Being a mother can be difficult, where it often feels like all we do is nag. We’re constantly reminding our daughters to clean their rooms, come home early, and do their homework — the list goes on, and on, and on…
In a study conducted by the University of Essex, shows that during adolescence daughters of nagging mothers have a greater chance of succeeding in life and are more likely to be successful than those with super laidback mothers.
The reminders, arguments, discussions, and harassment you’ve dished out are all worth it.
The study reviewed over 15,000 13 and 14-year-old teenage girls for six years. Results concluded that those who stayed on top of their chores, school, and responsibilities were more likely to go to college and have high paying jobs.
They were also less likely to become pregnant as teens.

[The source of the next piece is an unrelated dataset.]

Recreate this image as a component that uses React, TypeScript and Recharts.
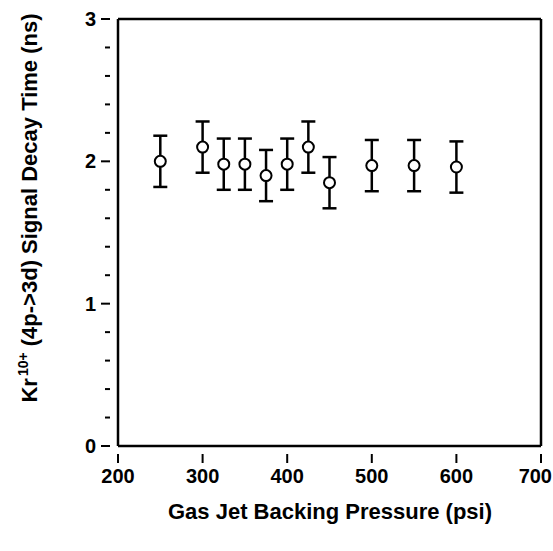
import React from 'react';
import { ScatterChart, Scatter, XAxis, YAxis, ErrorBar, ReferenceLine } from 'recharts';

const pressures = [250, 300, 325, 350, 375, 400, 425, 450, 500, 550, 600];
const decayTimes = [2.0, 2.1, 1.98, 1.98, 1.9, 1.98, 2.1, 1.85, 1.97, 1.97, 1.96];
const errors = [0.18, 0.18, 0.18, 0.18, 0.18, 0.18, 0.18, 0.18, 0.18, 0.18, 0.18];
const xTicks = [200, 300, 400, 500, 600, 700];
const yTicks = [0, 0.2, 0.4, 0.6, 0.8, 1, 1.2, 1.4, 1.6, 1.8, 2, 2.2, 2.4, 2.6, 2.8, 3];

const data = pressures.map((p, i) => ({ x: p, y: decayTimes[i], err: errors[i] }));

const FONT = '"Liberation Sans", Arial, Helvetica, sans-serif';
const CHART_W = 553;

const YTick = (props: any) => {
  const { x, y, payload } = props;
  const v = payload.value;
  const major = Math.abs(v - Math.round(v)) < 1e-6;
  return (
    <g>
      <line x1={x - (major ? 9 : 5)} x2={x} y1={y} y2={y} stroke="#000" strokeWidth={2} />
      {major && (
        <text x={x - 14} y={y} dy={7} textAnchor="end" fontFamily={FONT} fontWeight="bold" fontSize={20} fill="#000">
          {Math.round(v)}
        </text>
      )}
    </g>
  );
};

const XTick = (props: any) => {
  const { x, y, payload } = props;
  // keep the last label inside the page, the original sits flush with the edge
  const tooFar = x + 18 > CHART_W;
  return (
    <g>
      <line x1={x} x2={x} y1={y} y2={y + 9} stroke="#000" strokeWidth={2} />
      <text
        x={tooFar ? CHART_W - 1 : x}
        y={y + 29}
        textAnchor={tooFar ? 'end' : 'middle'}
        fontFamily={FONT}
        fontWeight="bold"
        fontSize={20}
        fill="#000"
      >
        {payload.value}
      </text>
    </g>
  );
};

const Marker = (props: any) => {
  const { cx, cy } = props;
  return <circle cx={cx} cy={cy} r={5.5} fill="#fff" stroke="#000" strokeWidth={2} />;
};

const YLabel = () => (
  <text
    transform="translate(37, 208) rotate(-90)"
    textAnchor="middle"
    fontFamily={FONT}
    fontWeight="bold"
    fontSize={22}
    fill="#000"
  >
    Kr<tspan dx={2} dy={-9} fontSize={14}>10+</tspan>
    <tspan dy={9}> (4p-&gt;3d) Signal Decay Time (ns)</tspan>
  </text>
);

export default function App() {
  return (
    <div style={{ position: 'absolute', left: 0, top: 0, background: '#fff' }}>
      <ScatterChart width={CHART_W} height={551} margin={{ top: 19, right: 12, bottom: 0, left: 0 }}>
        <XAxis
          type="number"
          dataKey="x"
          domain={[200, 700]}
          ticks={xTicks}
          interval={0}
          allowDataOverflow
          axisLine={{ stroke: '#000', strokeWidth: 2.5 }}
          tickLine={false}
          tick={<XTick />}
          height={105}
        />
        <YAxis
          type="number"
          dataKey="y"
          domain={[0, 3]}
          ticks={yTicks}
          interval={0}
          allowDataOverflow
          axisLine={{ stroke: '#000', strokeWidth: 2.5 }}
          tickLine={false}
          tick={<YTick />}
          width={118}
        />
        <ReferenceLine y={3} stroke="#000" strokeWidth={2.5} />
        <ReferenceLine x={700} stroke="#000" strokeWidth={2.5} />
        <Scatter data={data} shape={<Marker />} isAnimationActive={false}>
          <ErrorBar dataKey="err" direction="y" width={7} stroke="#000" strokeWidth={2.5} />
        </Scatter>
        <text x={330} y={519} textAnchor="middle" fontFamily={FONT} fontWeight="bold" fontSize={22} fill="#000">
          Gas Jet Backing Pressure (psi)
        </text>
        <YLabel />
      </ScatterChart>
    </div>
  );
}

The “nagging” doesn’t necessarily come in the form that you think but has more to do with setting consistent expectations as a parent.It was also discovered during the study which you may find surprising is that kids are listening even when you think they are not.
Lead researcher Ericka G. Rascon-Ramirez stated that no matter what, parents influence decision-making:
“In many cases we succeeded in doing what we believed was more convenient for us, even when this was against our parents’ will. But no matter how hard we tried to avoid our parents’ recommendations, it is likely that they ended up influencing, in a more subtle manner, choices that we had considered extremely personal.”
It appears, parents subconsciously create standards which takes root in their children’s minds. The pushback and other typical teenage reactions we receive act as a mask. They don’t always like hearing it, but it works!
Cautioning them about having babies early, a poor work ethic, and low grades can inform their choices from a young age and prepare them to seize opportunities for long-term success. Being an annoying, unsolicited advice-giver has its perks.
Moms, know that there are benefits to our madness and try to avoid saying things like, “I told you so” and avoid gloating over your kid’s mistakes. Encouragement and helpful “nagging” is likelier to lead your girls down a successful path.